The counters are used by the :func:`pathspider.observer.basic_count` function
that counts the number of packets and octets seen in each direction. These
combined will allow your plugin to produce the :ref:`default output fields
`.
PATHspider also provides library observer functions for some protocols:
.. toctree::
:glob:
:titlesonly:
plugindev/*
Writing Observer Functions
^^^^^^^^^^^^^^^^^^^^^^^^^^
When you are ready to write functions for the observer, first identify which
data should be stored in the flow record. This is a :class:`dict` that is made
available for every call to an observer function for a particular flow and
not shared across flows. Once the flow is completed, this is the record that
will be returned to the merger.
The flow record should be initialised when a new flow has been identified. The
functions in the ``new_flow_chain`` are called, in sequence, when a new flow
is identified by the Observer. These functions are passed two arguments:
``rec`` - the empty flow record, and ``ip`` - the IP header.

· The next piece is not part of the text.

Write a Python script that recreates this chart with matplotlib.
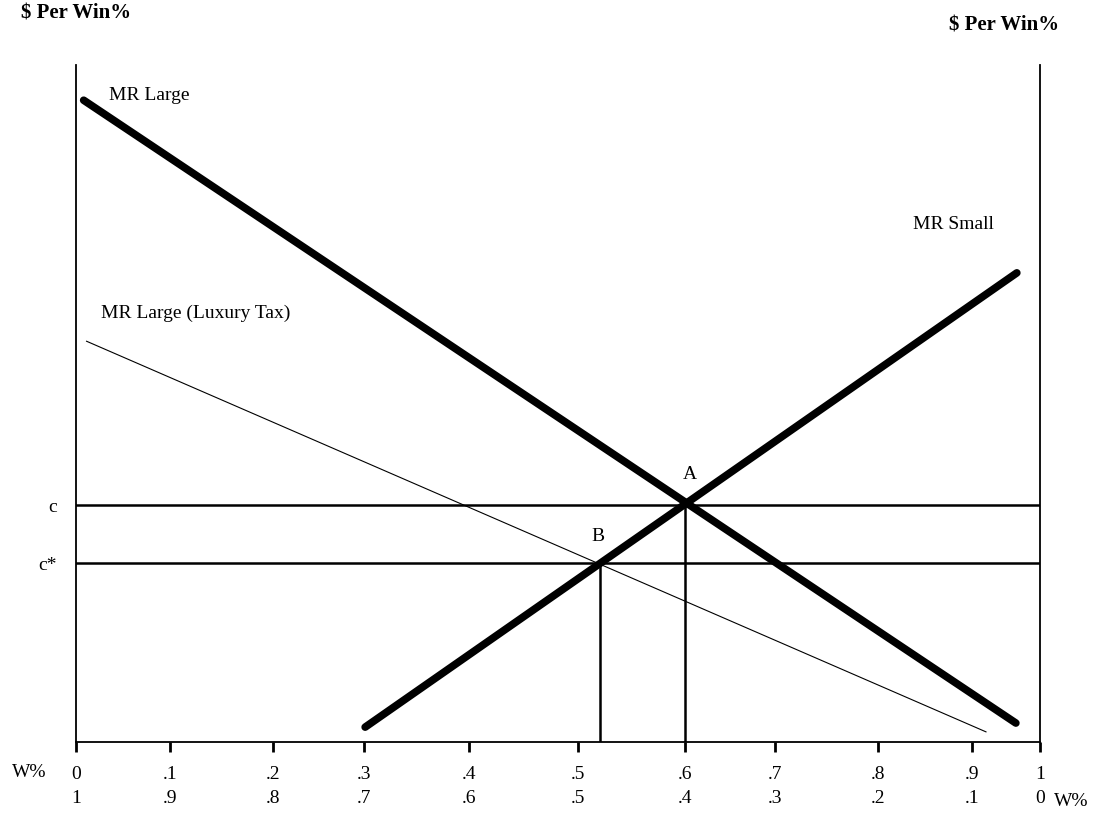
import numpy as np
import matplotlib.pyplot as plt

plt.rcParams['font.family'] = ['Liberation Serif', 'DejaVu Serif']

# curves: (x from 0 to 1 in W%, y in $ per win% on a 0-100 scale)
mr_large_x = [0.008, 0.975]
mr_large_y = [94.8, 2.8]
mr_small_x = [0.30, 0.976]
mr_small_y = [2.2, 69.3]
mr_tax_x = [0.011, 0.944]
mr_tax_y = [59.2, 1.5]

c_level = 35.0
c_star_level = 26.4
point_a = (0.632, 35.0)
point_b = (0.544, 26.4)

# hand-drawn tick spots on the W% axis
tick_pos = [0, 0.0975, 0.204, 0.299, 0.408, 0.521, 0.632, 0.725, 0.832, 0.930, 1.0]
tick_top = ['0', '.1', '.2', '.3', '.4', '.5', '.6', '.7', '.8', '.9', '1']
tick_bottom = ['1', '.9', '.8', '.7', '.6', '.5', '.4', '.3', '.2', '.1', '0']

fig = plt.figure(figsize=(11.04, 8.19), dpi=100)
ax = fig.add_axes([0.0688, 0.094, 0.8732, 0.8266])
ax.set_xlim(0, 1)
ax.set_ylim(0, 100)

ax.plot(mr_large_x, mr_large_y, color='black', lw=5.5, solid_capstyle='round')
ax.plot(mr_small_x, mr_small_y, color='black', lw=5.5, solid_capstyle='round')
ax.plot(mr_tax_x, mr_tax_y, color='black', lw=0.8)

ax.axhline(c_level, color='black', lw=1.8)
ax.axhline(c_star_level, color='black', lw=1.8)
ax.plot([point_a[0], point_a[0]], [0, point_a[1]], color='black', lw=1.8)
ax.plot([point_b[0], point_b[0]], [0, point_b[1]], color='black', lw=1.8)

fs = 14
ax.text(point_a[0] + 0.005, point_a[1] + 4.5, 'A', fontsize=fs, ha='center', va='center')
ax.text(point_b[0] - 0.002, point_b[1] + 4.0, 'B', fontsize=fs, ha='center', va='center')
ax.text(0.034, 95.5, 'MR Large', fontsize=fs, ha='left', va='center')
ax.text(0.026, 63.3, 'MR Large (Luxury Tax)', fontsize=fs, ha='left', va='center')
ax.text(0.868, 76.5, 'MR Small', fontsize=fs, ha='left', va='center')

ax.spines['top'].set_visible(False)
for side in ['left', 'right', 'bottom']:
    ax.spines[side].set_linewidth(1.3)

ax.set_yticks([c_level, c_star_level])
ax.set_yticklabels(['c', 'c*'], fontsize=fs)
ax.tick_params(axis='y', length=0, pad=14)

ax.set_xticks(tick_pos)
ax.set_xticklabels([t + '\n' + b for t, b in zip(tick_top, tick_bottom)],
                   fontsize=fs, linespacing=1.6)
ax.tick_params(axis='x', direction='out', length=7, width=2, pad=10)

fig.text(0.019, 0.983, '$ Per Win%', fontsize=15, fontweight='bold', ha='left', va='center')
fig.text(0.860, 0.969, '$ Per Win%', fontsize=15, fontweight='bold', ha='left', va='center')
fig.text(0.011, 0.057, 'W%', fontsize=fs, ha='left', va='center')
fig.text(0.955, 0.021, 'W%', fontsize=fs, ha='left', va='center')

fig.savefig('out.png', dpi=100)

You should familiarise yourself with the `python-libtrace documentation
`_. The analysis
functions all follow the same function prototype with ``rec`` - the empty flow
record, ``x`` - the header, and ``rev`` - boolean value indicating the
direction the packet travelled (i.e. Was the packet in the reverse direction?).
The only difference in these functions is the header that is passed, as a
python-libtrace object, to the function. The same flow record is always passed
for each call for the same flow, regardless of which function chain the
function is in.
If a function returns False, as it has identified the end of the flow, the
Observer will consider the flow to be finished and will pass it to be merged
with the job record after a short delay. This might occur for TCP flows when
both FIN packets have been seen using the
:func:`pathspider.observer.tcp.tcp_complete` function.
Merging
-------
The merge function will be called for every job and given the job record and
the observer record. The merge function is then to return the final record
to be recorded in the dataset for the measurement run.
.. warning:: It is possible for the Observer to return a NO_FLOW object in
some circumstances, where the flow has not been observed. Any
implementation must handle this gracefully.
An example implementation of this method can be found in the ECN plugin:
.. automethod:: pathspider.plugins.ecn.ECN.merge
Running Your Plugin
-------------------
In order to run your plugin, in the root of your plugin source tree run:
.. code-block:: shell
PYTHONPATH=. pathspider example results.txt
Unless you install your plugin, you will need to add the plugin tree to the
``PYTHONPATH`` to allow the plugin to be discovered.